5 Top Tips to Putting Together Art Supply Packs

Teaching Art

When I heard that our school would have families pick-up a bag of supplies from the classroom teachers to start our online learning for the 2020-2021 school year, I knew I had to seize the opportunity and get art supplies into those bags.


After 17 weeks of asynchronous online learning in the spring and basing lessons off of what I assumed students had at home, I moved heaven and earth to get art supplies to families to support them as well as help me structure my lessons and instructions. So within 72 hours, I sourced, ordered, packed, and helped distribute over 700 art supply packs to almost all of our students. Here are my tops tips for creating art supply packs for your students.

Synchronous vs. Asynchronous 

It is helpful to know whether you are facilitating synchronous or asynchronous or both before you start planning what supplies you want students to have at home. With asynchronous, students can work at their own pace, can pause a video, or seek help from an adult if needed. With synchronous, it is the opposite. Synchronous teaching lends itself well to two-dimensional artmaking. Supplies such as watercolor paint, colored pencils, drawing pencils, and markers are supplies that can give students a range of mediums to explore but also help you easily facilitated synchronously.

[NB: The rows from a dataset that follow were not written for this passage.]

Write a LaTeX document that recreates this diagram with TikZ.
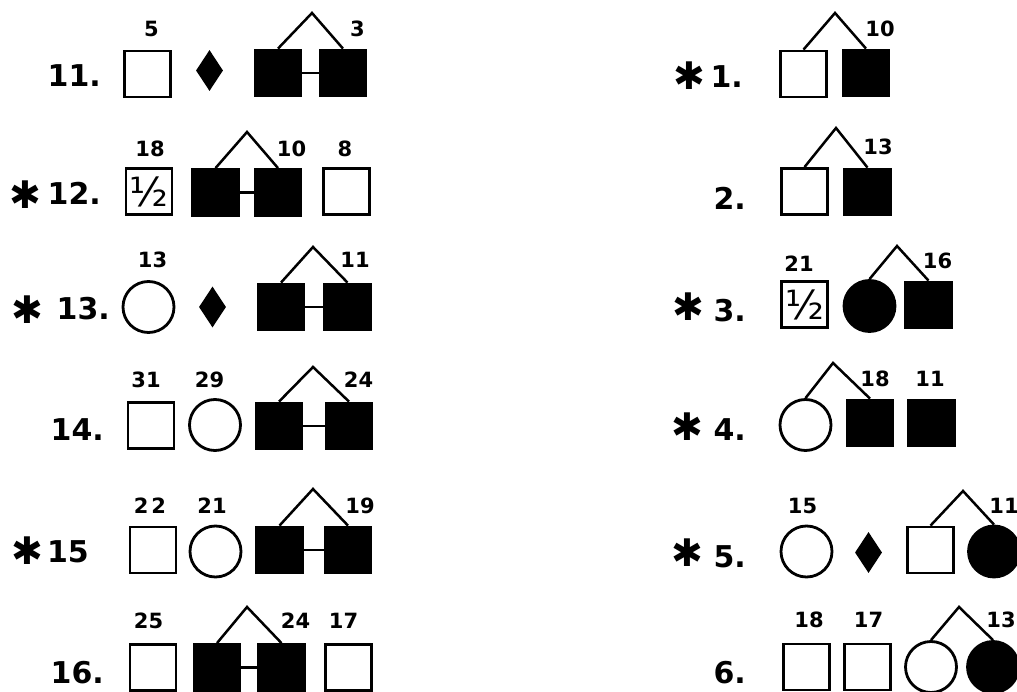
\documentclass[tikz,border=0pt]{standalone}
\usepackage{fontspec}
\setmainfont{DejaVu Sans}
\newfontfamily\starfont{DejaVu Sans}
\usetikzlibrary{shapes.geometric}

\tikzset{
  male/.style={draw, rectangle, line width=2.8pt, minimum size=46pt, inner sep=0pt},
  malefill/.style={male, fill=black},
  female/.style={draw, circle, line width=2.8pt, minimum size=51pt, inner sep=0pt},
  femalefill/.style={female, fill=black},
  unknownsex/.style={diamond, fill=black, minimum width=27pt, minimum height=41pt, inner sep=0pt},
  halfsib/.style={male, font=\fontsize{40}{40}\selectfont},
  twin/.style={line width=2.5pt, line join=miter},
  rowlabel/.style={anchor=base east, inner sep=0pt, font=\bfseries\fontsize{30}{30}\selectfont},
  agelabel/.style={anchor=base, inner sep=0pt, font=\bfseries\fontsize{21}{21}\selectfont},
  starmark/.style={inner sep=0pt, font=\starfont\fontsize{38}{38}\selectfont},
}

\begin{document}
\begin{tikzpicture}[x=1pt, y=-1pt]
  \useasboundingbox (0,0) rectangle (1017,692);
  \clip (0,0) rectangle (1017,692);

  % left column
  % 11.
  \node[rowlabel] (l11) at (101,87) {11.};
  \node[male] (m11) at (147.5,74) {};
  \node[unknownsex] (d11) at (209.5,70.5) {};
  \node[malefill] (f11a) at (278,73) {};
  \node[malefill] (f11b) at (343,73) {};
  \coordinate (t11) at (312,13);
  \draw[twin] (f11a.north) -- (t11) -- (f11b.north);
  \draw[twin] (f11a) -- (f11b);
  \node[agelabel] (a11a) at (151.5,37) {5};
  \node[agelabel] (a11b) at (357.5,37) {3};

  % *12.
  \node[starmark] (s12) at (25.5,195) {✱};
  \node[rowlabel] (l12) at (101,205) {12.};
  \node[halfsib] (h12) at (149,191.5) {½};
  \node[malefill] (f12a) at (215.5,192.5) {};
  \node[malefill] (f12b) at (278,192.5) {};
  \node[male] (m12) at (346.5,191.5) {};
  \coordinate (t12) at (247,132);
  \draw[twin] (f12a.north) -- (t12) -- (f12b.north);
  \draw[twin] (f12a) -- (f12b);
  \node[agelabel] (a12a) at (150,157) {18};
  \node[agelabel] (a12b) at (291.5,157) {10};
  \node[agelabel] (a12c) at (345,157) {8};

  % *13.
  \node[starmark] (s13) at (27.5,310) {✱};
  \node[rowlabel] (l13) at (110,320) {13.};
  \node[female] (c13) at (148.5,307) {};
  \node[unknownsex] (d13) at (212.5,307) {};
  \node[malefill] (f13a) at (281,307) {};
  \node[malefill] (f13b) at (347.5,307) {};
  \coordinate (t13) at (313,247);
  \draw[twin] (f13a.north) -- (t13) -- (f13b.north);
  \draw[twin] (f13a) -- (f13b);
  \node[agelabel] (a13a) at (152.5,268) {13};
  \node[agelabel] (a13b) at (355,268) {11};

  % 14.
  \node[rowlabel] (l14) at (104,440) {14.};
  \node[male] (m14) at (151,425.5) {};
  \node[female] (c14) at (215,425) {};
  \node[malefill] (f14a) at (279,426) {};
  \node[malefill] (f14b) at (349,426) {};
  \coordinate (t14) at (313,367);
  \draw[twin] (f14a.north) -- (t14) -- (f14b.north);
  \draw[twin] (f14a) -- (f14b);
  \node[agelabel] (a14a) at (146,387) {31};
  \node[agelabel] (a14b) at (209.5,387) {29};
  \node[agelabel] (a14c) at (358.5,387) {24};

  % *15
  \node[starmark] (s15) at (27.5,551) {✱};
  \node[rowlabel] (l15) at (89,562) {15};
  \node[male] (m15) at (153,550) {};
  \node[female] (c15) at (215.5,551.5) {};
  \node[malefill] (f15a) at (279.5,550) {};
  \node[malefill] (f15b) at (348,550) {};
  \coordinate (t15) at (313,489);
  \draw[twin] (f15a.north) -- (t15) -- (f15b.north);
  \draw[twin] (f15a) -- (f15b);
  \node[agelabel] (a15a) at (150,513) {2\kern3pt2};
  \node[agelabel] (a15b) at (212,513) {21};
  \node[agelabel] (a15c) at (360,513) {19};

  % 16.
  \node[rowlabel] (l16) at (104,683) {16.};
  \node[male] (m16a) at (153,667.5) {};
  \node[malefill] (f16a) at (217,667.5) {};
  \node[malefill] (f16b) at (281.5,667.5) {};
  \node[male] (m16b) at (348.5,667.5) {};
  \coordinate (t16) at (247,607);
  \draw[twin] (f16a.north) -- (t16) -- (f16b.north);
  \draw[twin] (f16a) -- (f16b);
  \node[agelabel] (a16a) at (148.5,628) {25};
  \node[agelabel] (a16b) at (295.5,628) {24};
  \node[agelabel] (a16c) at (343.5,628) {17};

  % right column
  % *1.
  \node[starmark] (s1) at (689.5,76) {✱};
  \node[rowlabel] (l1) at (743,88) {1.};
  \node[male] (m1) at (803.5,74) {};
  \node[malefill] (f1) at (866,73) {};
  \coordinate (t1) at (835,13);
  \draw[twin] (m1.north) -- (t1) -- (f1.north);
  \node[agelabel] (a1) at (880,37) {10};

  % 2.
  \node[rowlabel] (l2) at (746,210) {2.};
  \node[male] (m2) at (804.5,191.5) {};
  \node[malefill] (f2) at (867.5,192) {};
  \coordinate (t2) at (836,128);
  \draw[twin] (m2.north) -- (t2) -- (f2.north);
  \node[agelabel] (a2) at (878,155) {13};

  % *3.
  \node[starmark] (s3) at (688.5,307) {✱};
  \node[rowlabel] (l3) at (746,322) {3.};
  \node[halfsib] (h3) at (804.5,304.5) {½};
  \node[femalefill] (cf3) at (869.5,306) {};
  \node[malefill] (f3) at (928.5,305) {};
  \coordinate (t3) at (897,246);
  \draw[twin] (cf3.north) -- (t3) -- (f3.north);
  \node[agelabel] (a3a) at (799,272) {21};
  \node[agelabel] (a3b) at (937.5,269) {16};

  % *4.
  \node[starmark] (s4) at (687.5,427) {✱};
  \node[rowlabel] (l4) at (746,440) {4.};
  \node[female] (c4) at (805.5,425) {};
  \node[malefill] (f4a) at (870,423) {};
  \node[malefill] (f4b) at (931.5,423) {};
  \coordinate (t4) at (833,363);
  \draw[twin] (c4.north) -- (t4) -- (f4a.north);
  \node[agelabel] (a4a) at (875,386) {18};
  \node[agelabel] (a4b) at (930,386) {11};

  % *5.
  \node[starmark] (s5) at (687.5,553) {✱};
  \node[rowlabel] (l5) at (746,567) {5.};
  \node[female] (c5) at (806.5,551.5) {};
  \node[unknownsex] (d5) at (868.5,552.5) {};
  \node[male] (m5) at (930.5,550) {};
  \node[femalefill] (cf5) at (994,551.5) {};
  \coordinate (t5) at (963,491);
  \draw[twin] (m5.north) -- (t5) -- (cf5.north);
  \node[agelabel] (a5a) at (802.5,513) {15};
  \node[agelabel] (a5b) at (1004,513) {11};

  % 6.
  \node[rowlabel] (l6) at (746,683) {6.};
  \node[male] (m6a) at (806.5,667) {};
  \node[male] (m6b) at (867.5,667) {};
  \node[female] (c6) at (931,667) {};
  \node[femalefill] (cf6) at (993,667) {};
  \coordinate (t6) at (959,607);
  \draw[twin] (c6.north) -- (t6) -- (cf6.north);
  \node[agelabel] (a6a) at (809,627) {18};
  \node[agelabel] (a6b) at (868.5,627) {17};
  \node[agelabel] (a6c) at (1001,627) {13};
\end{tikzpicture}
\end{document}
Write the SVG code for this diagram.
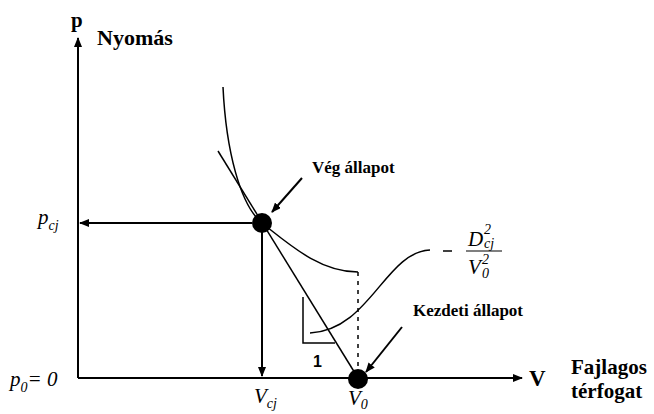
<svg xmlns="http://www.w3.org/2000/svg" width="654" height="414" viewBox="0 0 654 414">
<defs>
<marker id="ah" markerWidth="10" markerHeight="8" refX="9" refY="4" orient="auto" markerUnits="userSpaceOnUse">
<path d="M0,0 L10,4 L0,8 Z" fill="#000"/>
</marker>
<style>
.ln{stroke:#000;stroke-width:2;fill:none}
.th{stroke:#000;stroke-width:1.5;fill:none}
.b{font-family:'Liberation Serif','DejaVu Serif',serif;font-weight:700;fill:#000}
.i{font-family:'Liberation Serif','DejaVu Serif',serif;font-style:italic;fill:#000}
</style>
</defs>
<rect width="654" height="414" fill="#fff"/>
<g id="axes">
<line class="ln" x1="78" y1="378" x2="78" y2="38" marker-end="url(#ah)"/>
<line class="ln" x1="78" y1="378" x2="522" y2="378" marker-end="url(#ah)"/>
<text class="b" x="71" y="27" font-size="21">p</text>
<text class="b" x="97" y="45" font-size="22">Nyomás</text>
<text class="b" x="529" y="386" font-size="23">V</text>
<text class="b" x="571" y="374" font-size="21">Fajlagos</text>
<text class="b" x="571" y="398" font-size="21">térfogat</text>
</g>
<g id="connectors">
<path class="th" d="M223,87 C226,150 240,205 262,223 C290,245 320,272 358,272"/>
<line class="th" x1="218" y1="151" x2="358" y2="378"/>
<line x1="358" y1="272" x2="358" y2="378" stroke="#000" stroke-width="1.5" stroke-dasharray="4,5"/>
<line class="ln" x1="252" y1="223" x2="80" y2="223" marker-end="url(#ah)"/>
<line class="ln" x1="262" y1="230" x2="262" y2="376" marker-end="url(#ah)"/>
<path class="th" d="M303,297 L303,343 L335,343"/>
<path class="th" d="M310,333 C370,330 385,252 430,250"/>
<line class="ln" x1="302" y1="178" x2="272" y2="212" marker-end="url(#ah)"/>
<line class="ln" x1="402" y1="327" x2="366" y2="372" marker-end="url(#ah)"/>
</g>
<g id="veg">
<circle cx="262" cy="223" r="10" fill="#000"/>
<text class="b" x="312" y="173" font-size="17">Vég állapot</text>
</g>
<g id="kezdeti">
<circle cx="358" cy="379" r="10" fill="#000"/>
<text class="b" x="413" y="316" font-size="17">Kezdeti állapot</text>
</g>
<g id="labels">
<text class="i" x="38" y="224" font-size="21">p<tspan font-size="14" dy="6">cj</tspan></text>
<text class="i" x="10" y="386" font-size="21">p<tspan font-size="14" dy="6">0</tspan><tspan dy="-6">= 0</tspan></text>
<text class="i" x="254" y="403" font-size="21">V<tspan font-size="14" dy="5">cj</tspan></text>
<text class="i" x="348" y="405" font-size="21">V<tspan font-size="14" dy="4">0</tspan></text>
<text x="313" y="367" font-family="'Liberation Sans',sans-serif" font-weight="700" font-size="16">1</text>
<line x1="443" y1="251" x2="452" y2="251" stroke="#000" stroke-width="1.5"/>
<line x1="466" y1="251" x2="502" y2="251" stroke="#000" stroke-width="1.2"/>
<text class="i" x="468" y="246" font-size="21">D</text>
<text class="i" x="484" y="234" font-size="14">2</text>
<text class="i" x="484" y="248" font-size="14">cj</text>
<text class="i" x="468" y="274" font-size="21">V</text>
<text class="i" x="482" y="264" font-size="14">2</text>
<text class="i" x="482" y="278" font-size="14">0</text>
</g>
</svg>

For asynchronous lessons, the materials provided can be examples of what they will need more of like cardboard and found objects and providing them with glue, tape, paint can allow for choice within the lesson. I created art packs, knowing I would be teaching asynchronously. Therefore students received a random assortment of supplies knowing that I could make videos to help them navigate the assigned project.

Use What You Have

From budgets to clearing out cupboards, using what you have in the art room is a good start to help you plan your art packets for kids. Also, many of us order materials ahead and things you planned to have used in the spring or fall could come in handy to use and distribute to students. Using what you have also referred to using the lesson you have and adapting them to online learning. The more you can use, repurpose, and reappropriated the easier it is for you and helps to uphold your curriculum standards and your thoughtful planning.


Use Food Containers

If you are using what you have, food containers are handy to repackage materials to send to students. From small cups to plastic bags, contact your local food vendors and/or check larger wholesalers of goods such as Gordon Food Service or Cosco to find what you need. I used soy sauce containers to put small amounts of tempera paint inside to help teach color theory lessons. Then whatever students have left over they can use for their own artmaking.


Include a Note 

Make sure to put some sort of note inside or outside of the art supply bag to provide information. Whether, the notes says to wait to open the art pack, or informing students  to return the supplies to school once allowed back on campus, it is time well spent to make it very clear what students and parents need to know about the supplies before they open them. I used large labels and put one on each bag to ensure the message was read and received.


Include a Sketchbook

Sketchbooks are a great tool to have for students to collate their artwork when they are creating at home and also to help you later for assessment or reporting. It also ensures that students have a quality paper to create on as many use copier paper which does not suit certain mediums very well. The expectations of the sketchbook can also serve an entire lesson. From showing students how to use and care for their sketchbook, to decorating it to make it their own, use this as a teaching moment; for students to understand how to use a sketchbook or visual journal like an artist.

Despite teaching different grade levels, I feel as these top tips can help any art teacher start to wrap their head around preparing supplies packs for students. I will warn you, it is a lot of work, but that time and effort is well spent as it will not only help you with planning but help your students continue to learn and grow through artmaking.